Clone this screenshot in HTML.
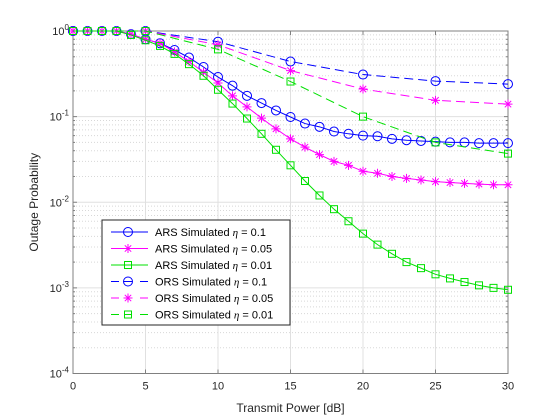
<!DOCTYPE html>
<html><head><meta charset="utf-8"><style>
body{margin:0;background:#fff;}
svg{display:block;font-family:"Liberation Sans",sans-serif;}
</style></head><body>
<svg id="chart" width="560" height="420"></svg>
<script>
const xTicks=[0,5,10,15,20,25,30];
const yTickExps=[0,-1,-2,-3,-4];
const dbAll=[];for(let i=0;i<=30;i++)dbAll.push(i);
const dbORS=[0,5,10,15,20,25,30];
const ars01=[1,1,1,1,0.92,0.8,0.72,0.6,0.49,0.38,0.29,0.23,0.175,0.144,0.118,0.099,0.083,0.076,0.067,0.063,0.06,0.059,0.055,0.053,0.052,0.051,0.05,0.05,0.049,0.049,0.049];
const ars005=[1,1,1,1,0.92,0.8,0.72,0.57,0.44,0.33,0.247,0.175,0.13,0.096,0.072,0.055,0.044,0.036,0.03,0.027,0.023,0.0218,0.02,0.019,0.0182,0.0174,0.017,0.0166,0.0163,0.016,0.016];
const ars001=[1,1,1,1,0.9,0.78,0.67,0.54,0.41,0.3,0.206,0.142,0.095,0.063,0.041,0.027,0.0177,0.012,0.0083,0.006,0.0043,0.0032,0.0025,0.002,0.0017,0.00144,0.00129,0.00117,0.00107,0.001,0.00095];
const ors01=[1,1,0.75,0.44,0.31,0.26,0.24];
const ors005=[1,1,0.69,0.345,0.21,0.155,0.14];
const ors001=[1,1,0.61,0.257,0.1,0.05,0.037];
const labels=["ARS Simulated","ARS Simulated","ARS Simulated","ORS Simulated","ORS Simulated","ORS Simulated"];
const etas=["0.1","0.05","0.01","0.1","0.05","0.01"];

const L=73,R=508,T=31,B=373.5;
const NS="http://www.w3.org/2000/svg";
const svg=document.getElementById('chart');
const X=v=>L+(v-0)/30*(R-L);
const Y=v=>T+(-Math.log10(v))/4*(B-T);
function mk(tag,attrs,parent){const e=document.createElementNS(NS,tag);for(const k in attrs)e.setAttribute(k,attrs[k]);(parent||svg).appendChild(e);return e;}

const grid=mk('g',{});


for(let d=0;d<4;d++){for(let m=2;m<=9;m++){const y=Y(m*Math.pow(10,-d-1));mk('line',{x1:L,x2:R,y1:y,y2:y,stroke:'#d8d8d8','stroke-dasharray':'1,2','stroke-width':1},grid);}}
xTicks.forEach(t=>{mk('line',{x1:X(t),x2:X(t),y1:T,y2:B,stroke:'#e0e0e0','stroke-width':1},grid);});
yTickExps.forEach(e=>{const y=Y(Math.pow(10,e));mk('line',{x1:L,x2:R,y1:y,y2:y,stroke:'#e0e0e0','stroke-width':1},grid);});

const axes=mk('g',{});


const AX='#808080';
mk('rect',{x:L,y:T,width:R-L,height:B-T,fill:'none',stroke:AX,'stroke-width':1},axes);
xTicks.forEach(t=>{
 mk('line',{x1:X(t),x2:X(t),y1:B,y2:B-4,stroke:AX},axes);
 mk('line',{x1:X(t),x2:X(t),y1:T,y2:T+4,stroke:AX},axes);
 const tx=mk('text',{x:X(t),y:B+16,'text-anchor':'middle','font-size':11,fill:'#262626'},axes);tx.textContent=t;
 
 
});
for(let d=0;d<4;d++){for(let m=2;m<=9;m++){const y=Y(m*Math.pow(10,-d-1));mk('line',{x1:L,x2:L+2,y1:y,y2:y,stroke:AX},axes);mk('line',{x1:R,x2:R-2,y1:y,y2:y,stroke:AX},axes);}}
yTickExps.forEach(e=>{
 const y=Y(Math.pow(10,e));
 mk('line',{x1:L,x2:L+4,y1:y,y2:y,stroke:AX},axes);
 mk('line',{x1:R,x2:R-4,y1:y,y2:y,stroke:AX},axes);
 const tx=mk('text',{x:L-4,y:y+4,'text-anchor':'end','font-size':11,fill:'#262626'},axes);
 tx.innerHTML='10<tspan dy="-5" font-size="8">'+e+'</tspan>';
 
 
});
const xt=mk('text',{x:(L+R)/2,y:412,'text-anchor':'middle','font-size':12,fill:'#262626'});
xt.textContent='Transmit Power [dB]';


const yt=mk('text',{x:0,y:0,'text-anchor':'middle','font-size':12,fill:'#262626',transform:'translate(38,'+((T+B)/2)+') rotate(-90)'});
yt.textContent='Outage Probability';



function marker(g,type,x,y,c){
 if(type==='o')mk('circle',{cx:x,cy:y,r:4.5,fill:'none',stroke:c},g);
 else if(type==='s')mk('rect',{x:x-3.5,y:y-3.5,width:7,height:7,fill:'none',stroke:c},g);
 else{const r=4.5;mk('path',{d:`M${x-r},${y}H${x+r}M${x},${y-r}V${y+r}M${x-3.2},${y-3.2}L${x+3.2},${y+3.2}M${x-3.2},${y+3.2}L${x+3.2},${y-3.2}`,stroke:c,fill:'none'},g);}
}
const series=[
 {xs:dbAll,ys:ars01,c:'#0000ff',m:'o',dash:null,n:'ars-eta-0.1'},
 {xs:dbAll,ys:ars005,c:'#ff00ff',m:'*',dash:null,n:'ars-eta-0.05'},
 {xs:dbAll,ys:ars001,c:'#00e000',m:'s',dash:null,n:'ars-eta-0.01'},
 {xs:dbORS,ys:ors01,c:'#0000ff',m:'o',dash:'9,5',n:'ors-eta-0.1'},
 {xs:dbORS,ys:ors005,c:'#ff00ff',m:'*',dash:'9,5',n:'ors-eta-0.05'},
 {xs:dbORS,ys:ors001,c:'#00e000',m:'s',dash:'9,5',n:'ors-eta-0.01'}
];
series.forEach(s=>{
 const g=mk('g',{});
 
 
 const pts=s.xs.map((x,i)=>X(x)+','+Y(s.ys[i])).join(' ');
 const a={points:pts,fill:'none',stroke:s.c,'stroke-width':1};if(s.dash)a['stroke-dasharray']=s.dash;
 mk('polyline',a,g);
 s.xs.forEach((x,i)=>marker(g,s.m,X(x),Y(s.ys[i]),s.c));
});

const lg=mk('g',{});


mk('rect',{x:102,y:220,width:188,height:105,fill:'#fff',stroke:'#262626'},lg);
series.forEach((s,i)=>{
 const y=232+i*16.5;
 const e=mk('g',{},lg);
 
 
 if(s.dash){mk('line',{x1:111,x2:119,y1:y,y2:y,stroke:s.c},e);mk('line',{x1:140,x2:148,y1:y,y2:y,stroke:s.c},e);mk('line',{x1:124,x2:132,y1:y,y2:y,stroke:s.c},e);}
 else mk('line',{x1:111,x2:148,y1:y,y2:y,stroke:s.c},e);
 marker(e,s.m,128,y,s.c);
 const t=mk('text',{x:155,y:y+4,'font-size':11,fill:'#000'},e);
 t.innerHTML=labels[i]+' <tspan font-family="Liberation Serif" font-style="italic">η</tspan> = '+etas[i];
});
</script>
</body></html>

The exercise
The material above must be printed exactly, with its pictures left out.

Answer to this problem
Clone this screenshot in HTML.
<!DOCTYPE html>
<html><head><meta charset="utf-8"><style>
body{margin:0;background:#fff;}
svg{display:block;font-family:"Liberation Sans",sans-serif;}
</style></head><body>
<svg id="chart" width="560" height="420"></svg>
<script>
const xTicks=[0,5,10,15,20,25,30];
const yTickExps=[0,-1,-2,-3,-4];
const dbAll=[];for(let i=0;i<=30;i++)dbAll.push(i);
const dbORS=[0,5,10,15,20,25,30];
const ars01=[1,1,1,1,0.92,0.8,0.72,0.6,0.49,0.38,0.29,0.23,0.175,0.144,0.118,0.099,0.083,0.076,0.067,0.063,0.06,0.059,0.055,0.053,0.052,0.051,0.05,0.05,0.049,0.049,0.049];
const ars005=[1,1,1,1,0.92,0.8,0.72,0.57,0.44,0.33,0.247,0.175,0.13,0.096,0.072,0.055,0.044,0.036,0.03,0.027,0.023,0.0218,0.02,0.019,0.0182,0.0174,0.017,0.0166,0.0163,0.016,0.016];
const ars001=[1,1,1,1,0.9,0.78,0.67,0.54,0.41,0.3,0.206,0.142,0.095,0.063,0.041,0.027,0.0177,0.012,0.0083,0.006,0.0043,0.0032,0.0025,0.002,0.0017,0.00144,0.00129,0.00117,0.00107,0.001,0.00095];
const ors01=[1,1,0.75,0.44,0.31,0.26,0.24];
const ors005=[1,1,0.69,0.345,0.21,0.155,0.14];
const ors001=[1,1,0.61,0.257,0.1,0.05,0.037];
const labels=["ARS Simulated","ARS Simulated","ARS Simulated","ORS Simulated","ORS Simulated","ORS Simulated"];
const etas=["0.1","0.05","0.01","0.1","0.05","0.01"];

const L=73,R=508,T=31,B=373.5;
const NS="http://www.w3.org/2000/svg";
const svg=document.getElementById('chart');
const X=v=>L+(v-0)/30*(R-L);
const Y=v=>T+(-Math.log10(v))/4*(B-T);
function mk(tag,attrs,parent){const e=document.createElementNS(NS,tag);for(const k in attrs)e.setAttribute(k,attrs[k]);(parent||svg).appendChild(e);return e;}

const grid=mk('g',{});


for(let d=0;d<4;d++){for(let m=2;m<=9;m++){const y=Y(m*Math.pow(10,-d-1));mk('line',{x1:L,x2:R,y1:y,y2:y,stroke:'#d8d8d8','stroke-dasharray':'1,2','stroke-width':1},grid);}}
xTicks.forEach(t=>{mk('line',{x1:X(t),x2:X(t),y1:T,y2:B,stroke:'#e0e0e0','stroke-width':1},grid);});
yTickExps.forEach(e=>{const y=Y(Math.pow(10,e));mk('line',{x1:L,x2:R,y1:y,y2:y,stroke:'#e0e0e0','stroke-width':1},grid);});

const axes=mk('g',{});


const AX='#808080';
mk('rect',{x:L,y:T,width:R-L,height:B-T,fill:'none',stroke:AX,'stroke-width':1},axes);
xTicks.forEach(t=>{
 mk('line',{x1:X(t),x2:X(t),y1:B,y2:B-4,stroke:AX},axes);
 mk('line',{x1:X(t),x2:X(t),y1:T,y2:T+4,stroke:AX},axes);
 const tx=mk('text',{x:X(t),y:B+16,'text-anchor':'middle','font-size':11,fill:'#262626'},axes);tx.textContent=t;
 
 
});
for(let d=0;d<4;d++){for(let m=2;m<=9;m++){const y=Y(m*Math.pow(10,-d-1));mk('line',{x1:L,x2:L+2,y1:y,y2:y,stroke:AX},axes);mk('line',{x1:R,x2:R-2,y1:y,y2:y,stroke:AX},axes);}}
yTickExps.forEach(e=>{
 const y=Y(Math.pow(10,e));
 mk('line',{x1:L,x2:L+4,y1:y,y2:y,stroke:AX},axes);
 mk('line',{x1:R,x2:R-4,y1:y,y2:y,stroke:AX},axes);
 const tx=mk('text',{x:L-4,y:y+4,'text-anchor':'end','font-size':11,fill:'#262626'},axes);
 tx.innerHTML='10<tspan dy="-5" font-size="8">'+e+'</tspan>';
 
 
});
const xt=mk('text',{x:(L+R)/2,y:412,'text-anchor':'middle','font-size':12,fill:'#262626'});
xt.textContent='Transmit Power [dB]';


const yt=mk('text',{x:0,y:0,'text-anchor':'middle','font-size':12,fill:'#262626',transform:'translate(38,'+((T+B)/2)+') rotate(-90)'});
yt.textContent='Outage Probability';



function marker(g,type,x,y,c){
 if(type==='o')mk('circle',{cx:x,cy:y,r:4.5,fill:'none',stroke:c},g);
 else if(type==='s')mk('rect',{x:x-3.5,y:y-3.5,width:7,height:7,fill:'none',stroke:c},g);
 else{const r=4.5;mk('path',{d:`M${x-r},${y}H${x+r}M${x},${y-r}V${y+r}M${x-3.2},${y-3.2}L${x+3.2},${y+3.2}M${x-3.2},${y+3.2}L${x+3.2},${y-3.2}`,stroke:c,fill:'none'},g);}
}
const series=[
 {xs:dbAll,ys:ars01,c:'#0000ff',m:'o',dash:null,n:'ars-eta-0.1'},
 {xs:dbAll,ys:ars005,c:'#ff00ff',m:'*',dash:null,n:'ars-eta-0.05'},
 {xs:dbAll,ys:ars001,c:'#00e000',m:'s',dash:null,n:'ars-eta-0.01'},
 {xs:dbORS,ys:ors01,c:'#0000ff',m:'o',dash:'9,5',n:'ors-eta-0.1'},
 {xs:dbORS,ys:ors005,c:'#ff00ff',m:'*',dash:'9,5',n:'ors-eta-0.05'},
 {xs:dbORS,ys:ors001,c:'#00e000',m:'s',dash:'9,5',n:'ors-eta-0.01'}
];
series.forEach(s=>{
 const g=mk('g',{});
 
 
 const pts=s.xs.map((x,i)=>X(x)+','+Y(s.ys[i])).join(' ');
 const a={points:pts,fill:'none',stroke:s.c,'stroke-width':1};if(s.dash)a['stroke-dasharray']=s.dash;
 mk('polyline',a,g);
 s.xs.forEach((x,i)=>marker(g,s.m,X(x),Y(s.ys[i]),s.c));
});

const lg=mk('g',{});


mk('rect',{x:102,y:220,width:188,height:105,fill:'#fff',stroke:'#262626'},lg);
series.forEach((s,i)=>{
 const y=232+i*16.5;
 const e=mk('g',{},lg);
 
 
 if(s.dash){mk('line',{x1:111,x2:119,y1:y,y2:y,stroke:s.c},e);mk('line',{x1:140,x2:148,y1:y,y2:y,stroke:s.c},e);mk('line',{x1:124,x2:132,y1:y,y2:y,stroke:s.c},e);}
 else mk('line',{x1:111,x2:148,y1:y,y2:y,stroke:s.c},e);
 marker(e,s.m,128,y,s.c);
 const t=mk('text',{x:155,y:y+4,'font-size':11,fill:'#000'},e);
 t.innerHTML=labels[i]+' <tspan font-family="Liberation Serif" font-style="italic">η</tspan> = '+etas[i];
});
</script>
</body></html>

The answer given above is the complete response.